___ SOURCE EXCERPT

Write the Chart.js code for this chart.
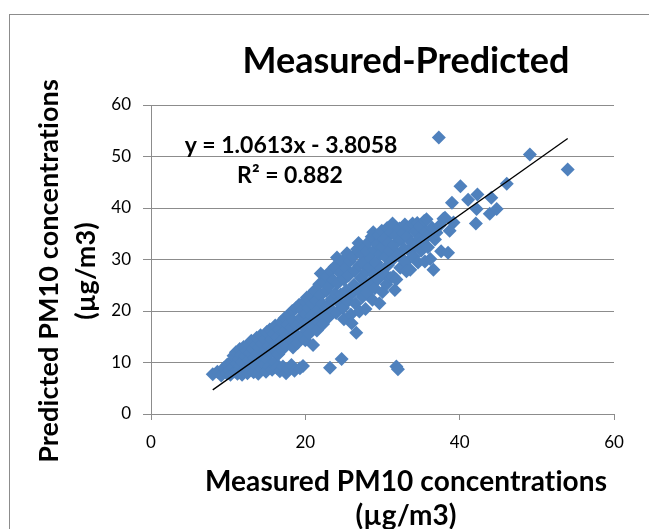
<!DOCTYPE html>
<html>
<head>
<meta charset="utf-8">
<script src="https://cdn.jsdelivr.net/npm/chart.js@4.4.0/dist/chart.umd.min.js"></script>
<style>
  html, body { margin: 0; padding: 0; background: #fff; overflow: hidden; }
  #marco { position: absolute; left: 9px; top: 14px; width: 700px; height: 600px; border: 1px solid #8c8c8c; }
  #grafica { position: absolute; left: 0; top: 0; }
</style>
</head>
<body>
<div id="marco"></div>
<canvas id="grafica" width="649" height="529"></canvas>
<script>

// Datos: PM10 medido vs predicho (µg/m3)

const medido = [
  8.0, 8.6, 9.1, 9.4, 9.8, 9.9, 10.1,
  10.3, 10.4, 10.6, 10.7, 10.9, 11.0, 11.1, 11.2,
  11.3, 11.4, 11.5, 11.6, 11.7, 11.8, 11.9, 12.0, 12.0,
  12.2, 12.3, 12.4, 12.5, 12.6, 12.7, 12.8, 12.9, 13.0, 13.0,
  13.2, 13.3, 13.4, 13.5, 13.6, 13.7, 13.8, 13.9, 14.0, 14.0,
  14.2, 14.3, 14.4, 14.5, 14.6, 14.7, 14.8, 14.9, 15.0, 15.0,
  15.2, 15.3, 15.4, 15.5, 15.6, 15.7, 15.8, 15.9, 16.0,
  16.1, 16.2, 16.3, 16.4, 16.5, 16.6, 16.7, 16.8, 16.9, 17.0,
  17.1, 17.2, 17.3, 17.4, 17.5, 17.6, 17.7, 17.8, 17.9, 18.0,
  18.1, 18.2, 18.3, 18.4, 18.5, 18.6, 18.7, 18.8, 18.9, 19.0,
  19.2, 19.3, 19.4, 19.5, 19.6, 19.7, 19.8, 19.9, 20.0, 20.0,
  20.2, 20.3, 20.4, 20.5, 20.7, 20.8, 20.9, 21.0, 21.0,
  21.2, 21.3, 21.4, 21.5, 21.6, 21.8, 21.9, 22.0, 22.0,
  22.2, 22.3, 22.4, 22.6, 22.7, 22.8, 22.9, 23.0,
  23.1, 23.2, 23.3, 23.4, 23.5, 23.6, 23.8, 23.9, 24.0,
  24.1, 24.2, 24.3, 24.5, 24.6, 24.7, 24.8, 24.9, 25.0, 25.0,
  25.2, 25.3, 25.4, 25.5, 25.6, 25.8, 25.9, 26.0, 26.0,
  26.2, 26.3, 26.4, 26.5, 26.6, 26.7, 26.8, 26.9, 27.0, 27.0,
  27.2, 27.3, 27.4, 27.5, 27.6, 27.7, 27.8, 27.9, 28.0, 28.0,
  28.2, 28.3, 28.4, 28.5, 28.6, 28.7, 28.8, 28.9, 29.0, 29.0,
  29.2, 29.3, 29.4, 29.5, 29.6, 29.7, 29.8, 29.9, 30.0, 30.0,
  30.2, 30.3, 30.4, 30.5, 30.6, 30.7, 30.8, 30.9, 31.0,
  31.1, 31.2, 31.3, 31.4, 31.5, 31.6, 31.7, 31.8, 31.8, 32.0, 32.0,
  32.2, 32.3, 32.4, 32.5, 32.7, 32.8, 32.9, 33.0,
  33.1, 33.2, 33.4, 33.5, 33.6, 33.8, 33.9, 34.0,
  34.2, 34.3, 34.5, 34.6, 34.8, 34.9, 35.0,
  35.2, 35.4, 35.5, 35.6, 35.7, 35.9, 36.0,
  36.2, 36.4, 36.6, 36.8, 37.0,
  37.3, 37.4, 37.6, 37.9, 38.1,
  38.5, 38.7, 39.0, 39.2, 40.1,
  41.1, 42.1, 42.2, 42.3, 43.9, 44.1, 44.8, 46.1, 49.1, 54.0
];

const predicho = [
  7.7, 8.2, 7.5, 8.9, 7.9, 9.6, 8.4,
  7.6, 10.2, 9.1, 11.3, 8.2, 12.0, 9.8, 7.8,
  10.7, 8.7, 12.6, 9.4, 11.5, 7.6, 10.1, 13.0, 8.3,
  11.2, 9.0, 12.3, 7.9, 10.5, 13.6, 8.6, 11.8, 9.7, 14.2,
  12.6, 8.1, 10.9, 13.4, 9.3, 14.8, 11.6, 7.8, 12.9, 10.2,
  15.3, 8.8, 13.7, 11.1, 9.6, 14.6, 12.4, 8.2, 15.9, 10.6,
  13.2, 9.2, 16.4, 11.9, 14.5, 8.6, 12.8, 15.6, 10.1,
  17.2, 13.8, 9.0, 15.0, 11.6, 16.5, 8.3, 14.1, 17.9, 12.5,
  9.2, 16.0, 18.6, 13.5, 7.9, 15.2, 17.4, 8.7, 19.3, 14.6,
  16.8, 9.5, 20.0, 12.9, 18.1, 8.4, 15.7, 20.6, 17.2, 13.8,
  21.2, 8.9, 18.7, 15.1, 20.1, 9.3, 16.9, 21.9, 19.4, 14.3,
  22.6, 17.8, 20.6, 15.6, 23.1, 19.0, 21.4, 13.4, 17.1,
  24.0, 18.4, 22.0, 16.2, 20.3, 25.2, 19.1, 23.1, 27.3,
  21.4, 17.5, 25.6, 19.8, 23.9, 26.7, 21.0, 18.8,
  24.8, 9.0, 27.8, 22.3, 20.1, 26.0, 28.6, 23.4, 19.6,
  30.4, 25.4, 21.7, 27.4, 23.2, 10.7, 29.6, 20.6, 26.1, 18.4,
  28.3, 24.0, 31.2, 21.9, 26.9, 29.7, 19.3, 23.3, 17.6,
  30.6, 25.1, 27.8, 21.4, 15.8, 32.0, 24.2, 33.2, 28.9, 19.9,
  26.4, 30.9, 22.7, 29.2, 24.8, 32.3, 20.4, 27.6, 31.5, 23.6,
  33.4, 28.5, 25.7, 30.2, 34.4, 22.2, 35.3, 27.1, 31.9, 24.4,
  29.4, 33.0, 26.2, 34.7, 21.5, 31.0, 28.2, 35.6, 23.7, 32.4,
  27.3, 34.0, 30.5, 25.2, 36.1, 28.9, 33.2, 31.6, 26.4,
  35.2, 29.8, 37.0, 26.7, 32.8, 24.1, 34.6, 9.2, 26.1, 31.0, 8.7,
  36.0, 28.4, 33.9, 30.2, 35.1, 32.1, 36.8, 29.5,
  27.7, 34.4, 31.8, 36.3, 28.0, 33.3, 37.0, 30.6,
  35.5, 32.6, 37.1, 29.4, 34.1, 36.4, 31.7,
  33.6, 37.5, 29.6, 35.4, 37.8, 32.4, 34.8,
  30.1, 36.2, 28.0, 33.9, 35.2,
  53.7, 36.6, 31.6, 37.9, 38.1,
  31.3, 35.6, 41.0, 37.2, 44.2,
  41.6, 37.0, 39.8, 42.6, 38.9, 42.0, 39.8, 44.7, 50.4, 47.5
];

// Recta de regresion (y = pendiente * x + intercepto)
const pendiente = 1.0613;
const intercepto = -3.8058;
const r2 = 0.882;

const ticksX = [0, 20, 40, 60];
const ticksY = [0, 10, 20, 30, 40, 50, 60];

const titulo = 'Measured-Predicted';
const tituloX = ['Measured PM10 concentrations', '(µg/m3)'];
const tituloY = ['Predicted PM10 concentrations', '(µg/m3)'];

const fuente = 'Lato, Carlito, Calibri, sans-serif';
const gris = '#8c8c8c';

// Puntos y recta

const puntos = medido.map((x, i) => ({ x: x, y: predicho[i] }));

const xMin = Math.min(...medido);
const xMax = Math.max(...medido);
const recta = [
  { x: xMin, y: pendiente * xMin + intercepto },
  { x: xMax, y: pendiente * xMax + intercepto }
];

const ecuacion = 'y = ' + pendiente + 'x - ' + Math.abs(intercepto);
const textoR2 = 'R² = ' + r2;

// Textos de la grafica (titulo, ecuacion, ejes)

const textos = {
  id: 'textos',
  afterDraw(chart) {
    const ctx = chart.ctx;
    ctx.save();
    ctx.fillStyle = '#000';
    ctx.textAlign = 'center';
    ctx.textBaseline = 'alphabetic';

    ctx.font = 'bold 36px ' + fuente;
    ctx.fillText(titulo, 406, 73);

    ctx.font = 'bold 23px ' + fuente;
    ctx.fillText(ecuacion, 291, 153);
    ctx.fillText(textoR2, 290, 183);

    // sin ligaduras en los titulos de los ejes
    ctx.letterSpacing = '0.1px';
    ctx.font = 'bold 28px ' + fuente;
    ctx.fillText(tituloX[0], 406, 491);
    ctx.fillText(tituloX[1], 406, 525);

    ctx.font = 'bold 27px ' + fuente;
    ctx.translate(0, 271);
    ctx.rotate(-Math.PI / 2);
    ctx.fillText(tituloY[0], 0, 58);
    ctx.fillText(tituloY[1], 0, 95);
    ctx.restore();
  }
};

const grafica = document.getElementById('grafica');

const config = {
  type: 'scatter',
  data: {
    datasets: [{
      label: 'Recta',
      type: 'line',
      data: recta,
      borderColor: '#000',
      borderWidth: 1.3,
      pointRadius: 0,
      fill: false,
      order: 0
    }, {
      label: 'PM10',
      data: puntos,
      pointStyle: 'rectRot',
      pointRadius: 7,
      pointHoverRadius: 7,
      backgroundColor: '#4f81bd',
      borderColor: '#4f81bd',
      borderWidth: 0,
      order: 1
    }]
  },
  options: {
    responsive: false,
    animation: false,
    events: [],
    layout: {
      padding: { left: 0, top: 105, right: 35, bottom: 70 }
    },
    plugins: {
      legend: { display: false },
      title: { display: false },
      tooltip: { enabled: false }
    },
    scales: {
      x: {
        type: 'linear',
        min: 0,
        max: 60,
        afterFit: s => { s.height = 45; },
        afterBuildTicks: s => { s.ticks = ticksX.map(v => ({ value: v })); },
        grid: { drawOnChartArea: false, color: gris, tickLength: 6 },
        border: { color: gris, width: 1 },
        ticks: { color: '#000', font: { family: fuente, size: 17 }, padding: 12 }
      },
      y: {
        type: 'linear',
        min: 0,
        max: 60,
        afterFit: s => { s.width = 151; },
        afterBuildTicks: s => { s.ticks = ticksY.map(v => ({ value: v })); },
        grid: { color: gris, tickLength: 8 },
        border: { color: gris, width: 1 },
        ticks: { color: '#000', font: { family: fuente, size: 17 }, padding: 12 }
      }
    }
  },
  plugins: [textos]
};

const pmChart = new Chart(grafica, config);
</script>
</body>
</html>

______

### REQUIRED WORK:
Starting with the first line of the data above and ending with the line containing "vs predicho (µg/m3)", please restate every line exactly, leaving images out.

### ANSWER FOR THIS EXERCISE:
Write the Chart.js code for this chart.
<!DOCTYPE html>
<html>
<head>
<meta charset="utf-8">
<script src="https://cdn.jsdelivr.net/npm/chart.js@4.4.0/dist/chart.umd.min.js"></script>
<style>
  html, body { margin: 0; padding: 0; background: #fff; overflow: hidden; }
  #marco { position: absolute; left: 9px; top: 14px; width: 700px; height: 600px; border: 1px solid #8c8c8c; }
  #grafica { position: absolute; left: 0; top: 0; }
</style>
</head>
<body>
<div id="marco"></div>
<canvas id="grafica" width="649" height="529"></canvas>
<script>

// Datos: PM10 medido vs predicho (µg/m3)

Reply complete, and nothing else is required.